In San Rafael, California, any residence that shares a wall with another residence is now subject to an in-home smoking ban. That means that when you’re inside your own home, if it shares a wall with another residence, the city forbids you from smoking — even if you own the property. As much as 44% percent of the city’s housing could be affected, according to Governing.

The fact that the ordinance applies uniformly to multi and single-unit residences sets the San Rafael rule apart from similarly stringent smoking bans, Woodbury said. “The distinguishing feature is the shared wall.”
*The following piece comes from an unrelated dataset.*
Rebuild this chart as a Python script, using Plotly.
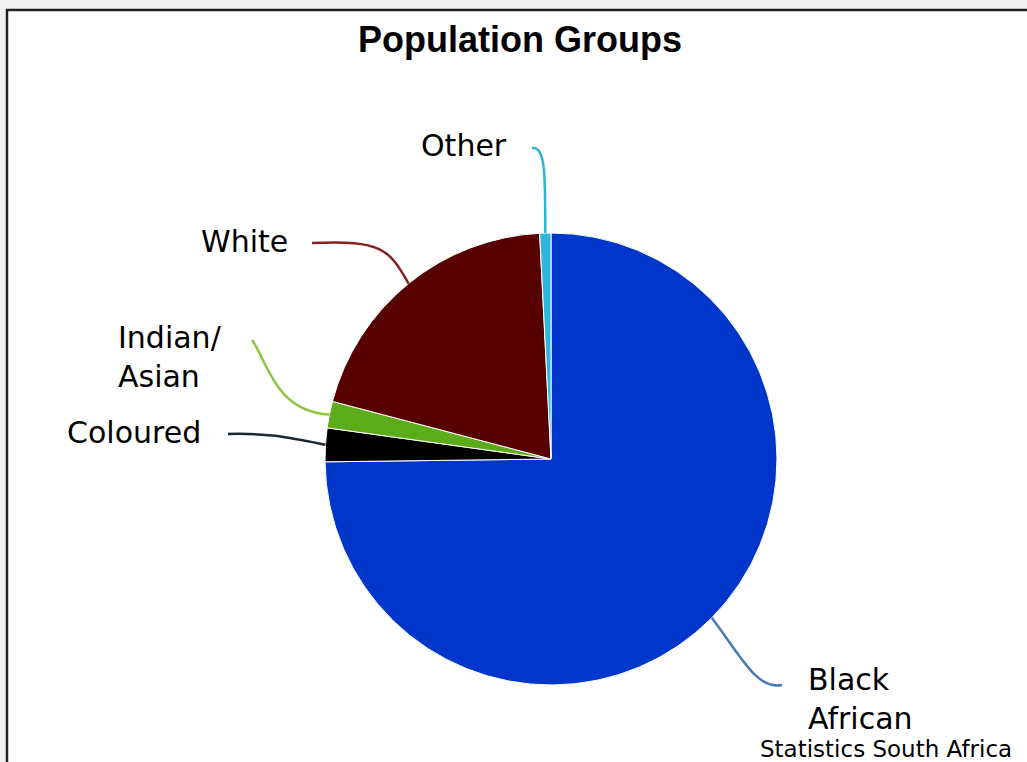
import math
import plotly.graph_objects as go

# ---- data ----
groups = ["Black African", "Coloured", "Indian/Asian", "White", "Other"]
shares = [74.8, 2.4, 1.9, 20.1, 0.8]
label_texts = ["Black<br>African", "Coloured", "Indian/<br>Asian", "White", "Other"]
slice_colors = ["#0036c9", "#000000", "#5cab18", "#560000", "#2bb8dc"]
leader_colors = ["#4a78b5", "#1c2733", "#8cc63f", "#8b1e1e", "#2bb5d4"]

W, H = 1027, 762
CX, CY, R = 551, 459, 226  # pie centre / radius in pixels


def px(x):
    return x / W


def py(y):
    return 1 - y / H


fig = go.Figure()
fig.add_trace(go.Pie(
    labels=groups, values=shares, sort=False, direction="clockwise", rotation=0,
    marker=dict(colors=slice_colors, line=dict(color="white", width=1)),
    textinfo="none", hoverinfo="label+percent", showlegend=False,
    domain=dict(x=[px(CX - R), px(CX + R)], y=[py(CY + R), py(CY - R)]),
))

# anchor points on the pie edge at each slice's mid-angle (derived from data)
total = sum(shares)
anchors = []
cum = 0
for v in shares:
    mid = (cum + v / 2) / total * 2 * math.pi
    anchors.append((CX + R * math.sin(mid), CY - R * math.cos(mid)))
    cum += v

# label end points and label placement
ends = [(782, 685), (228, 434), (252, 340), (312, 243), (532, 148)]
ann_pos = [
    dict(x=806, y=699, xanchor="left", align="left"),
    dict(x=203, y=432, xanchor="right", align="right"),
    dict(x=116, y=357, xanchor="left", align="left"),
    dict(x=290, y=241, xanchor="right", align="right"),
    dict(x=509, y=146, xanchor="right", align="right"),
]
ctrl = [
    lambda a, e: ((a[0] + 30, a[1] + 40), (e[0] - 25, e[1] + 5)),
    lambda a, e: ((a[0] - 40, a[1] - 8), (e[0] + 40, e[1] - 1)),
    lambda a, e: ((a[0] - 55, a[1] - 3), (e[0] + 15, e[1] + 20)),
    lambda a, e: ((a[0] - 20, a[1] - 35), (e[0] + 70, e[1] - 3)),
    lambda a, e: ((a[0], a[1] - 60), (a[0], e[1] - 2)),
]

shapes = [dict(type="rect", xref="paper", yref="paper", layer="below",
               x0=px(7), x1=px(W + 10), y0=py(H + 10), y1=py(10),
               fillcolor="white", line=dict(color="#222222", width=2.5))]
for i in range(len(groups)):
    a, e = anchors[i], ends[i]
    c1, c2 = ctrl[i](a, e)
    path = (f"M {px(a[0])},{py(a[1])} C {px(c1[0])},{py(c1[1])} "
            f"{px(c2[0])},{py(c2[1])} {px(e[0])},{py(e[1])}")
    shapes.append(dict(type="path", xref="paper", yref="paper", path=path,
                       line=dict(color=leader_colors[i], width=2.5)))

annotations = []
for i in range(len(groups)):
    p = ann_pos[i]
    annotations.append(dict(
        text=label_texts[i], xref="paper", yref="paper", showarrow=False,
        x=px(p["x"]), y=py(p["y"]), xanchor=p["xanchor"], yanchor="middle",
        align=p["align"], font=dict(family="DejaVu Sans", size=30, color="#000000")))
annotations.append(dict(
    text="Statistics South Africa", xref="paper", yref="paper", showarrow=False,
    x=px(1014), y=py(749), xanchor="right", yanchor="middle",
    font=dict(family="DejaVu Sans", size=23, color="#000000")))

fig.update_layout(
    width=W, height=H, margin=dict(l=0, r=0, t=0, b=0),
    paper_bgcolor="#f0f0f0",
    title=dict(text="<b>Population Groups</b>", x=px(520), xanchor="center",
               y=py(39), yanchor="middle",
               font=dict(family="Liberation Sans", size=36, color="#000000")),
    shapes=shapes, annotations=annotations,
)

fig.write_html("out.html", config={"displayModeBar": False},
               post_script="document.body.style.margin='0px';")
Smoking bans in multi-unit dwellings aren’t unheard of.  Indeed, just 40 miles away the city of Belmont has a smoking ban passed in 2009 that was at one point considered arguably the strictest in the nation, but it didn’t extend to all dwellings that share a wall with another residence.

Woodbury cited public health benefits as well as a UCLA study that found property owners could save $18 million a year in cleaning costs from apartments occupied by smokers.

I don’t smoke. I don’t like smoke. But to tell someone they can’t smoke inside a home they own is a classic case of government overreach. If a landlord wants to impose a no-smoking ban for renters, that’s fine since the owner is setting the rules and the renter can choose to enter into the contract or not. The usurping of ownership rights — private property rights — is an entirely different issue.